## BEGIN COLLECTED MATERIAL

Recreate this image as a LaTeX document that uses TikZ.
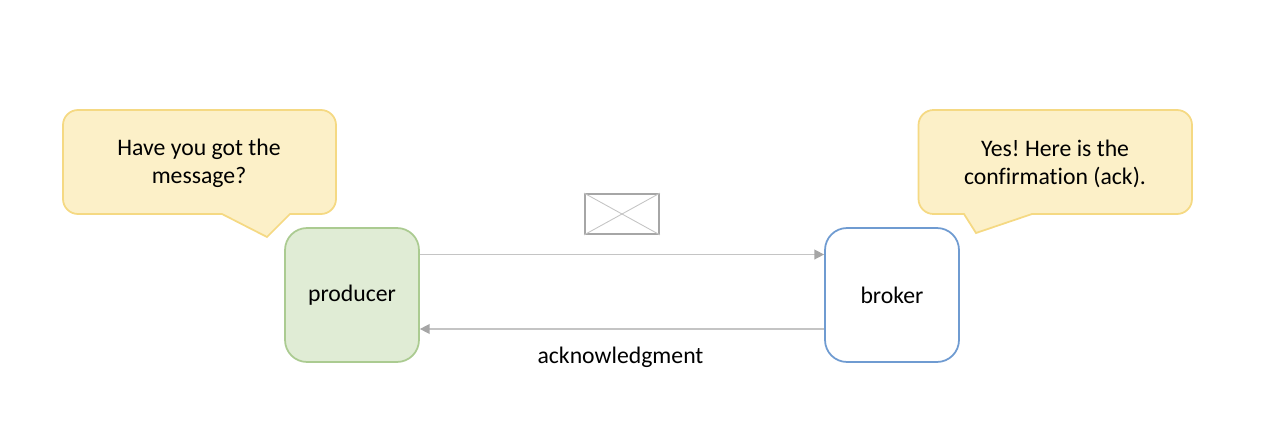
\documentclass[tikz,border=0pt]{standalone}
\usepackage{fontspec}
\setmainfont[Ligatures=CommonOff]{Carlito}
\usetikzlibrary{arrows.meta}
\definecolor{bubblefill}{HTML}{FCF0C8}
\definecolor{bubbleline}{HTML}{F5D983}
\definecolor{producerfill}{HTML}{E0ECD5}
\definecolor{producerline}{HTML}{ABCB91}
\definecolor{brokerline}{HTML}{6F9BD1}
\definecolor{wireline}{HTML}{C4C4C4}
\definecolor{wiretip}{HTML}{A6A6A6}
\tikzset{
    label text/.style={font=\fontsize{13.5}{16}\selectfont\frenchspacing, align=center, text=black},
    bubble/.style={draw=bubbleline, fill=bubblefill, line width=1pt, rounded corners=.3cm},
    party/.style={label text, draw, line width=1pt, rounded corners=.44cm, minimum width=2.68cm, minimum height=2.68cm},
    wire/.style={draw=wireline, line width=.8pt, -{Triangle[color=wiretip, fill=wiretip, length=5.5pt, width=5.5pt]}},
    envelope/.style={draw=wiretip, line width=1pt, minimum width=1.48cm, minimum height=.8cm},
    envelope cross/.style={draw=wireline, line width=.5pt}
}
\begin{document}
\begin{tikzpicture}
    \def\F{.02} % scaling factor
    \useasboundingbox (0, 0) rectangle (\F*1261, -\F*427);

    \draw[bubble] (\F*63, -\F*110) -- (\F*336, -\F*110) -- (\F*336, -\F*214)
        [sharp corners] -- (\F*290, -\F*214) -- (\F*267, -\F*237) -- (\F*222, -\F*214)
        [rounded corners=.3cm] -- (\F*63, -\F*214) -- cycle;
    \draw[bubble] (\F*918.5, -\F*110) -- (\F*1192, -\F*110) -- (\F*1192, -\F*214)
        [sharp corners] -- (\F*1032, -\F*214) -- (\F*976, -\F*233) -- (\F*964, -\F*214)
        [rounded corners=.3cm] -- (\F*918.5, -\F*214) -- cycle;
    \node[label text] (ask) at (\F*199, -\F*163.5) {Have you got the\\message?};
    \node[label text] (reply) at (\F*1055, -\F*163.5) {Yes! Here is the\\confirmation (ack).};

    \node[party, draw=producerline, fill=producerfill] (producer) at (\F*352, -\F*295) {producer};
    \node[party, draw=brokerline, fill=white] (broker) at (\F*892, -\F*295) {broker};

    \draw[wire] ([yshift=.81cm]producer.east) -- ([yshift=.81cm]broker.west);
    \draw[wire] ([yshift=-.68cm]broker.west) -- ([yshift=-.68cm]producer.east);

    \node[envelope] (message) at (\F*622, -\F*214) {};
    \draw[envelope cross] (message.north west) -- (message.south east);
    \draw[envelope cross] (message.south west) -- (message.north east);

    \node[label text] (ack) at (\F*620.5, -\F*357) {acknowledgment};
\end{tikzpicture}
\end{document}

## END COLLECTED MATERIAL

GIVEN REQUEST ▸ Reproduce all of the data exactly; the pictures do not belong in the copy.

PROBLEM SOLUTION ▸
Recreate this image as a LaTeX document that uses TikZ.
\documentclass[tikz,border=0pt]{standalone}
\usepackage{fontspec}
\setmainfont[Ligatures=CommonOff]{Carlito}
\usetikzlibrary{arrows.meta}
\definecolor{bubblefill}{HTML}{FCF0C8}
\definecolor{bubbleline}{HTML}{F5D983}
\definecolor{producerfill}{HTML}{E0ECD5}
\definecolor{producerline}{HTML}{ABCB91}
\definecolor{brokerline}{HTML}{6F9BD1}
\definecolor{wireline}{HTML}{C4C4C4}
\definecolor{wiretip}{HTML}{A6A6A6}
\tikzset{
    label text/.style={font=\fontsize{13.5}{16}\selectfont\frenchspacing, align=center, text=black},
    bubble/.style={draw=bubbleline, fill=bubblefill, line width=1pt, rounded corners=.3cm},
    party/.style={label text, draw, line width=1pt, rounded corners=.44cm, minimum width=2.68cm, minimum height=2.68cm},
    wire/.style={draw=wireline, line width=.8pt, -{Triangle[color=wiretip, fill=wiretip, length=5.5pt, width=5.5pt]}},
    envelope/.style={draw=wiretip, line width=1pt, minimum width=1.48cm, minimum height=.8cm},
    envelope cross/.style={draw=wireline, line width=.5pt}
}
\begin{document}
\begin{tikzpicture}
    \def\F{.02} % scaling factor
    \useasboundingbox (0, 0) rectangle (\F*1261, -\F*427);

    \draw[bubble] (\F*63, -\F*110) -- (\F*336, -\F*110) -- (\F*336, -\F*214)
        [sharp corners] -- (\F*290, -\F*214) -- (\F*267, -\F*237) -- (\F*222, -\F*214)
        [rounded corners=.3cm] -- (\F*63, -\F*214) -- cycle;
    \draw[bubble] (\F*918.5, -\F*110) -- (\F*1192, -\F*110) -- (\F*1192, -\F*214)
        [sharp corners] -- (\F*1032, -\F*214) -- (\F*976, -\F*233) -- (\F*964, -\F*214)
        [rounded corners=.3cm] -- (\F*918.5, -\F*214) -- cycle;
    \node[label text] (ask) at (\F*199, -\F*163.5) {Have you got the\\message?};
    \node[label text] (reply) at (\F*1055, -\F*163.5) {Yes! Here is the\\confirmation (ack).};

    \node[party, draw=producerline, fill=producerfill] (producer) at (\F*352, -\F*295) {producer};
    \node[party, draw=brokerline, fill=white] (broker) at (\F*892, -\F*295) {broker};

    \draw[wire] ([yshift=.81cm]producer.east) -- ([yshift=.81cm]broker.west);
    \draw[wire] ([yshift=-.68cm]broker.west) -- ([yshift=-.68cm]producer.east);

    \node[envelope] (message) at (\F*622, -\F*214) {};
    \draw[envelope cross] (message.north west) -- (message.south east);
    \draw[envelope cross] (message.south west) -- (message.north east);

    \node[label text] (ack) at (\F*620.5, -\F*357) {acknowledgment};
\end{tikzpicture}
\end{document}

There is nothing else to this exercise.